The show then starts with the lovely paternal figure of Monty Don, who says to camera (and it’s worth quoting word for word):
“It’s hedgecutting time.
“The birds have left their nests, the hedges have got all shaggy, and now is the time to give them what is effectively a summer prune, which will hold them crisp and trim, not just for the rest of this growing season, but also into winter. You won’t have to cut them again till next year.”
Now, we countryfolk are well used to animals from what we could call Medialand (the vision of the countryside promulgated by the BBC/Guardian/Monbiot/National Trust) being quite different from what we see every day from the tractor cab.
In Medialand, buzzards only eat worms. I’ve seen them harvesting pheasant chicks while the hen pathetically tried to defend her brood.
In Medialand, badgers, hedgehogs and bumblebees live happily side by side. No comment.

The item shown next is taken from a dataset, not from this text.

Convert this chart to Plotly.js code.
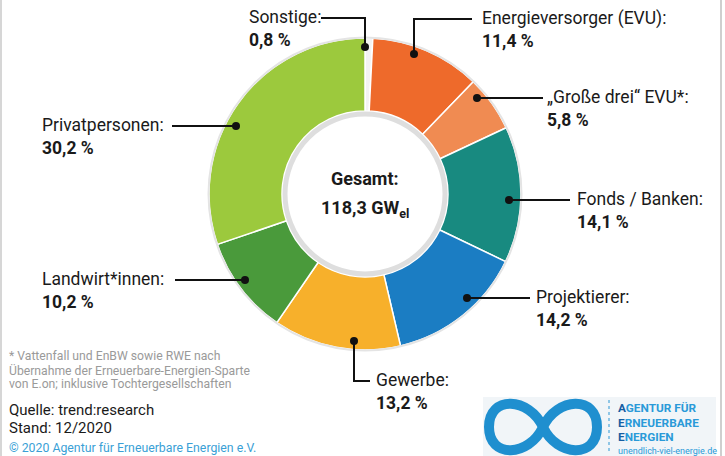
<!DOCTYPE html>
<html>
<head>
<meta charset="utf-8">
<script src="https://cdn.plot.ly/plotly-3.0.1.min.js"></script>
<style>html,body{margin:0;padding:0;background:#fff;}#chart{width:725px;height:456px;}</style>
</head>
<body>
<div id="chart"></div>
<script>
// ---- data ----
const categories = ["Sonstige", "Energieversorger (EVU)", "„Große drei“ EVU*", "Fonds / Banken", "Projektierer", "Gewerbe", "Landwirt*innen", "Privatpersonen"];
const shares = [0.8, 11.4, 5.8, 14.1, 14.2, 13.2, 10.2, 30.2];
const sliceColors = ["#f3f3f3", "#ee6a2b", "#f08b52", "#188a80", "#1b7dc3", "#f7b02b", "#4a9a3b", "#9cc93d"];
const totalGW = "118,3";
const footnoteLines = ["* Vattenfall und EnBW sowie RWE nach", "Übernahme der Erneuerbare-Energien-Sparte", "von E.on; inklusive Tochtergesellschaften"];

// ---- layout helpers ----
const W = 725, H = 456;
const px = x => x / W, py = y => 1 - y / H;
const cx = 365, cy = 194, R = 156;
const fmt = v => v.toFixed(1).replace('.', ',') + ' %';

// label block positions [left x, first line centre y] and leader polylines (pixel coords)
const labelPos = [[247,18],[480,19],[545,98],[575,200],[534,298],[374,381],[40,280],[40,126]];
const leaders = [
  [[321,18],[365,18],[365,47]],
  [[472,19],[414,19],[414,54]],
  [[543,98],[477,98]],
  [[570,200],[509,200]],
  [[530,298],[467,298]],
  [[370,381],[354,381],[354,341]],
  [[175,280],[245,280]],
  [[172,126],[236,126]]
];

const font = "Roboto, 'Open Sans', sans-serif";
const shapes = [];
const annotations = [];

// frame lines
shapes.push({type:'line', xref:'paper', yref:'paper', x0:px(1), x1:px(1), y0:0, y1:1, line:{color:'#d6d6d6', width:2}});
shapes.push({type:'line', xref:'paper', yref:'paper', x0:px(721), x1:px(721), y0:0, y1:1, line:{color:'#cfcfcf', width:2}});

// ring outlines
shapes.push({type:'circle', xref:'paper', yref:'paper', layer:'above',
  x0:px(cx-R-0.5), x1:px(cx+R+0.5), y0:py(cy+R+0.5), y1:py(cy-R-0.5), line:{color:'#e4e4e4', width:2}});
const ri = 80;
shapes.push({type:'circle', xref:'paper', yref:'paper', layer:'above',
  x0:px(cx-ri), x1:px(cx+ri), y0:py(cy+ri), y1:py(cy-ri), line:{color:'#dedede', width:5}});

// leaders + dots
leaders.forEach(pts => {
  let d = 'M ' + pts.map(p => px(p[0]) + ',' + py(p[1])).join(' L ');
  shapes.push({type:'path', xref:'paper', yref:'paper', path:d, line:{color:'#111', width:2}, layer:'above'});
  const e = pts[pts.length-1], r = 4;
  shapes.push({type:'circle', xref:'paper', yref:'paper', layer:'above',
    x0:px(e[0]-r), x1:px(e[0]+r), y0:py(e[1]+r), y1:py(e[1]-r), fillcolor:'#111', line:{width:0}});
});

// slice labels
categories.forEach((c, i) => {
  annotations.push({xref:'paper', yref:'paper', x:px(labelPos[i][0]), y:py(labelPos[i][1]-13),
    xanchor:'left', yanchor:'top', align:'left', showarrow:false,
    text: c + ':<br><b>' + fmt(shares[i]) + '</b>', font:{family:font, size:17.5, color:'#1a1a1a'}});
});

// centre text
annotations.push({xref:'paper', yref:'paper', x:px(cx), y:py(178), xanchor:'center', yanchor:'middle', showarrow:false,
  text:'<b>Gesamt:</b>', font:{family:font, size:18, color:'#1a1a1a'}});
annotations.push({xref:'paper', yref:'paper', x:px(cx), y:py(209), xanchor:'center', yanchor:'middle', showarrow:false,
  text:'<b>' + totalGW + ' GW<sub>el</sub></b>', font:{family:font, size:18, color:'#1a1a1a'}});

// footnote & source
footnoteLines.forEach((t, i) => annotations.push({xref:'paper', yref:'paper', x:px(7), y:py(356 + 14*i), xanchor:'left', yanchor:'middle', showarrow:false,
  text:t, font:{family:font, size:12.2, color:'#9a9a9a'}}));
annotations.push({xref:'paper', yref:'paper', x:px(7), y:py(410), xanchor:'left', yanchor:'middle', showarrow:false,
  text:'Quelle: trend:research', font:{family:font, size:15, color:'#1a1a1a'}});
annotations.push({xref:'paper', yref:'paper', x:px(7), y:py(428), xanchor:'left', yanchor:'middle', showarrow:false,
  text:'Stand: 12/2020', font:{family:font, size:15, color:'#1a1a1a'}});
annotations.push({xref:'paper', yref:'paper', x:px(7), y:py(448), xanchor:'left', yanchor:'middle', showarrow:false,
  text:'© 2020 Agentur für Erneuerbare Energien e.V.', font:{family:font, size:12.3, color:'#3a9fd6'}});

// logo
shapes.push({type:'rect', xref:'paper', yref:'paper', x0:px(483), x1:px(716), y0:py(456), y1:py(397), fillcolor:'#f1f5f8', line:{width:0}, layer:'below'});
const inf = 'M ' + [
  [543,427],'C',[557,397],[597,395],[597,427],'C',[597,459],[557,457],[543,427],
  'C',[529,397],[489,395],[489,427],'C',[489,459],[529,457],[543,427]
].map(p => typeof p === 'string' ? p : px(p[0]) + ',' + py(p[1])).join(' ');
shapes.push({type:'path', xref:'paper', yref:'paper', path:inf, line:{color:'#1f8fcf', width:10}});
shapes.push({type:'line', xref:'paper', yref:'paper', x0:px(609), x1:px(609), y0:py(400), y1:py(453), line:{color:'#6fb6e0', width:1.5, dash:'dot'}});
const logoLines = [['A','GENTUR FÜR',408],['E','RNEUERBARE',422.5],['E','NERGIEN',437]];
logoLines.forEach(l => annotations.push({xref:'paper', yref:'paper', x:px(616), y:py(l[2]), xanchor:'left', yanchor:'middle', showarrow:false,
  text:'<b><span style="color:#155ea3">' + l[0] + '</span>' + l[1] + '</b>',
  font:{family:font, size:11.8, color:'#2a9ad8'}}));
annotations.push({xref:'paper', yref:'paper', x:px(616), y:py(451), xanchor:'left', yanchor:'middle', showarrow:false,
  text:'unendlich-viel-energie.de', font:{family:font, size:9, color:'#2a9ad8'}});

const trace = {
  type:'pie', labels:categories, values:shares, sort:false, direction:'clockwise', rotation:0,
  hole:0.532, textinfo:'none', hoverinfo:'none', showlegend:false,
  marker:{colors:sliceColors, line:{color:'#ffffff', width:1.5}},
  domain:{x:[px(cx-R), px(cx+R)], y:[py(cy+R), py(cy-R)]}
};

Plotly.newPlot('chart', [trace], {
  width:W, height:H, margin:{l:0, r:0, t:0, b:0},
  paper_bgcolor:'#ffffff', plot_bgcolor:'#ffffff',
  showlegend:false, shapes:shapes, annotations:annotations,
  font:{family:font}
}, {staticPlot:true, displayModeBar:false});
</script>
</body>
</html>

In Medialand, hares are vanishing. Here, they’re there and everywhere.
In Medialand, loose springers crashing their way through the undergrowth have no effect on ground-nesting birds. Out here… you get the picture. But I never thought it would apply to nesting birds in a hedge.
In Medialand, the best time to trim is August, because the birds have gone. Monty Don has said so. Out here, God help us if we get the hedge trimmer out before 1 September.
The full rage of Defra (advised by the terrifyingly influential “green” NGOs) would descend upon us.
So the hunt is on for the hedge that has a field on one side and a garden on the other. On one side sits a farmer, waiting for the RSPB-approved start date.
One the other, a gardener trims away happily, confident that the birds have all flown. It’s bonkers. It’s modern farming.
Medialand is no doubt also free of senior farmers munching heroically through pickled eggs doused in crushed crisps. I’d love to say it’s their loss, but I’d be lying.